February 2005: Wayne Tucker, a 38-year veteran of the Alameda County Sheriff's Department, replaces former Chief Richard Word and pledges to expedite reforms.
February 2005: Judge Thelton Henderson threatened to hold Oakland officials in contempt after learning that the city had made almost no progress in implementing reforms.
May 2005: Prosecutors again failed to convict the three officers. This time a jury acquitted Hornung of two charges and Mabanag of another but failed to reach a verdict on the remaining 13 charges.
January 2007: Federal monitors found that Oakland had completed less than one-quarter of reform tasks, four years after agreeing to reforms. Later that year, Judge Henderson extends federal monitoring over Oakland police through 2010, citing lack of progress.
Jan. 2009: Tucker resigns facing a no-confidence vote from the City Council. He is later replaced by Long Beach police Chief Anthony Batts.
January 2009: Eleven officers faced firing after police audit found officers had falsified search warrants.

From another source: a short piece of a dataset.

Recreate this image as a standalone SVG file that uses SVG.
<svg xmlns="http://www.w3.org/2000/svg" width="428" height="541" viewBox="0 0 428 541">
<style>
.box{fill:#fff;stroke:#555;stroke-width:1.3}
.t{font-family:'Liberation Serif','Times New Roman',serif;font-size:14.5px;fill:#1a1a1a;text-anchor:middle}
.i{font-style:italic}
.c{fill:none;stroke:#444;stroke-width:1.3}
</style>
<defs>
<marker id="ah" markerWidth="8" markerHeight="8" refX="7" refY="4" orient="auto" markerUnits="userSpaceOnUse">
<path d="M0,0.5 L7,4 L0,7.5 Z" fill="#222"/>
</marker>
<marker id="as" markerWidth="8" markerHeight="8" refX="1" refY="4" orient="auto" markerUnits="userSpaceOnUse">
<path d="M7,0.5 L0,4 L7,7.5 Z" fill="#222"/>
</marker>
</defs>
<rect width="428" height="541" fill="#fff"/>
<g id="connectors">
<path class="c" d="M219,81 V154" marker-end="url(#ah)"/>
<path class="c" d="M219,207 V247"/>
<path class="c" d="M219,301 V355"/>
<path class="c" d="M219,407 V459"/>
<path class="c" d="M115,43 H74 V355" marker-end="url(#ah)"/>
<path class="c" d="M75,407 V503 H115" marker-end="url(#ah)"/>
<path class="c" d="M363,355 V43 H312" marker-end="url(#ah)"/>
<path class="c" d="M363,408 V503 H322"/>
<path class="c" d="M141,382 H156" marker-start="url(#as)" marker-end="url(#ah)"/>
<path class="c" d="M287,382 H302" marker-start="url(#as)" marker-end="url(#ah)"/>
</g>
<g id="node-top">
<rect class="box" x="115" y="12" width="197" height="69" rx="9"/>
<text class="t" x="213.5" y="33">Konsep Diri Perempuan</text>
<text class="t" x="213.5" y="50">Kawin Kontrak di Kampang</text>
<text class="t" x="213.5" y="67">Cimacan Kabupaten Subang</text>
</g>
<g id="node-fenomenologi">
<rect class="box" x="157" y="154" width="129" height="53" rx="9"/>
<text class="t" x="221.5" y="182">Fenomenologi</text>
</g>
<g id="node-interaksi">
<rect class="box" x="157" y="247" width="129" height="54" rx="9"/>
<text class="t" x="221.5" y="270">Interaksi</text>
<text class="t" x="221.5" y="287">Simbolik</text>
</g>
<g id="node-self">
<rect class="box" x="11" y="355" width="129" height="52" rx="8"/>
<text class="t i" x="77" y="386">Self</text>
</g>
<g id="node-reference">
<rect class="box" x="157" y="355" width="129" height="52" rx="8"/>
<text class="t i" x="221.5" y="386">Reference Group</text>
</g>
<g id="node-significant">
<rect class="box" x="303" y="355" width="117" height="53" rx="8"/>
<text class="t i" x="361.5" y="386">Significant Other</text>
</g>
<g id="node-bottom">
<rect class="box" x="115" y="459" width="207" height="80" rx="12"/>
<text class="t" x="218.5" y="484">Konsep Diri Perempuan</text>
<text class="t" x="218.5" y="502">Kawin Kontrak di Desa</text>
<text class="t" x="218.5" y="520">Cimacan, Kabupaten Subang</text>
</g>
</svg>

November 2009: Monitoring is extended through 2012. City opts for new monitoring team.
September 2010: Judge Henderson first threatens receivership after the new monitoring team found the city making little progress in implementing reforms.
October 2011: Chief Batts resigns and is replaced by Assistant Chief Howard Jordan.
October 2011: Botched police response to first Occupy Oakland protest is detailed in scathing independent report that questioned internal investigations of officers involved.
January 2012: Henderson orders Jordan to consult with the federal monitor before making major decisions.
October 2012: The monitor, Robert Warshaw, releases reports faulting Internal Affairs investigations into officer-involved shootings and blames failure to comply with reforms on department management.
Oct. 2012: Plaintiffs in Riders case petition judge for a receiver to be placed over the Oakland Police Department, citing continued failure to implement reforms.
Dec. 2012: City reaches deal ceding extensive authority of the department to a court-appointed compliance director.